The benefits of mindfulness have been relevant for millennia, but never as much as today. One meditation teacher I worked with described meditation; considered the most direct route to mindfulness, as solvent for the ego. Who doesn’t know a leader that could use a healthy does of solvent for their ego (really couldn’t we all)?
That greater awareness cultivates the ability to step back from a situation or system be that your own ego, your own organization, or your own family. How do you cultivate mindfulness? A full discussion of that may well be beyond this article but simple, secular mediation is the most basic and direct approach.
Innovation and entrepreneurship: Mark Peters, CEO and President of Butterball Farms, Inc., has been a bold social entrepreneur who reframed the role of businesses in doing social good in communities through his highly innovative social entrepreneurial program The Source. This program has reframed how (family) business leaders can help develop the talent, careers, and lives of people in the state of Michigan and has become a model the state and federal government are very interested in replicating. Mark is a life-long learner, meditator, and creates time daily for reflection.
If Family Enterprise is a mindset, then being more mindful seems fundamental to this effort. Everyone, especially the leadership needs to have an ongoing practice. Then analogous to getting in shape, this needs to be ongoing. It helps to start with an assessment, ongoing benchmarks, and stated goals (both process and outcomes).

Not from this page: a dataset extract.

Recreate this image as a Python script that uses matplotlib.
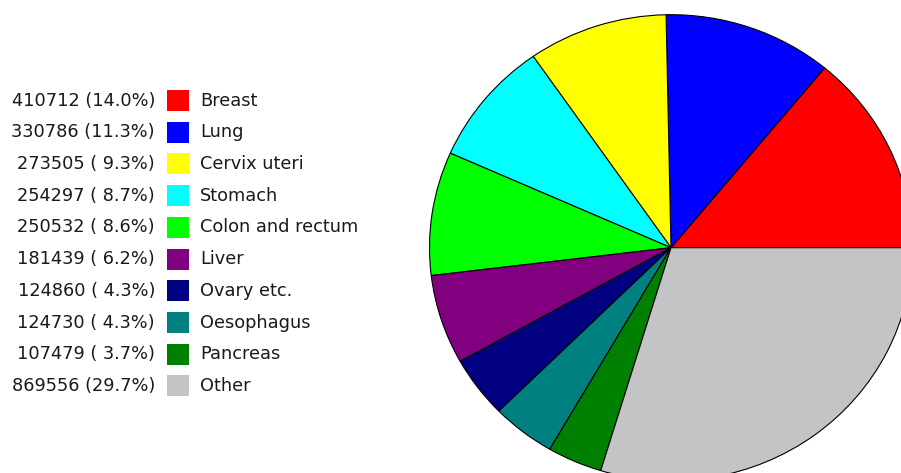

What better place to combine these essential elements of life: innovation and intimacy?
Redefining shareholder value to shareholder values: The Luck Stone Company has invested a decade of adopting values-based leadership and seeks to develop its people. This work has led to the creation of their leadership institute which champions mindfulness for everyone both inside and outside the Luck Company. Their company mission is “Igniting Potential”. They are driven by why, by doing good to do well, and have a culture where the values drive the numbers- not vice a versa.
As the world becomes more complex our leaders will have to be more evolved, more mindful. Family enterprises will always be more complex by their very nature. Thus if you as a leader aren’t cultivating your awareness with a mindfulness practice, you are missing out on a way to help yourself, your family, and your enterprises.
FACT: Family Enterprise an emerging model
This is an evolving term that families, practitioners, and scholars will help define, but my perspective is that family enterprise is a mindset that puts greater emphasis on the family being aligned, cohesive and developing a practice to be more agile in dealing with the challenges facing all its enterprises (be it a family office, a foundation, and/or multiple businesses). The mindset will shift the emphasis from the business to the family and seek to capitalize the family’s involvement to make it a strategic and cultural advantage. Research shows that the top 5% of leaders tend to have a daily reflective practice.
FACT: White space and reflection for innovation and intimacy.
Ori Brafman, author of The Chaos Imperative puts forth that one of the three aspects of creating an innovative culture is white space that he defines as time to reflect. White space is vital to creating, which is what innovation is: creating change that creates value. Perhaps even more important is reflection and being present. Intimacy requires that you be present. Reflection is how we put meaning to our lives.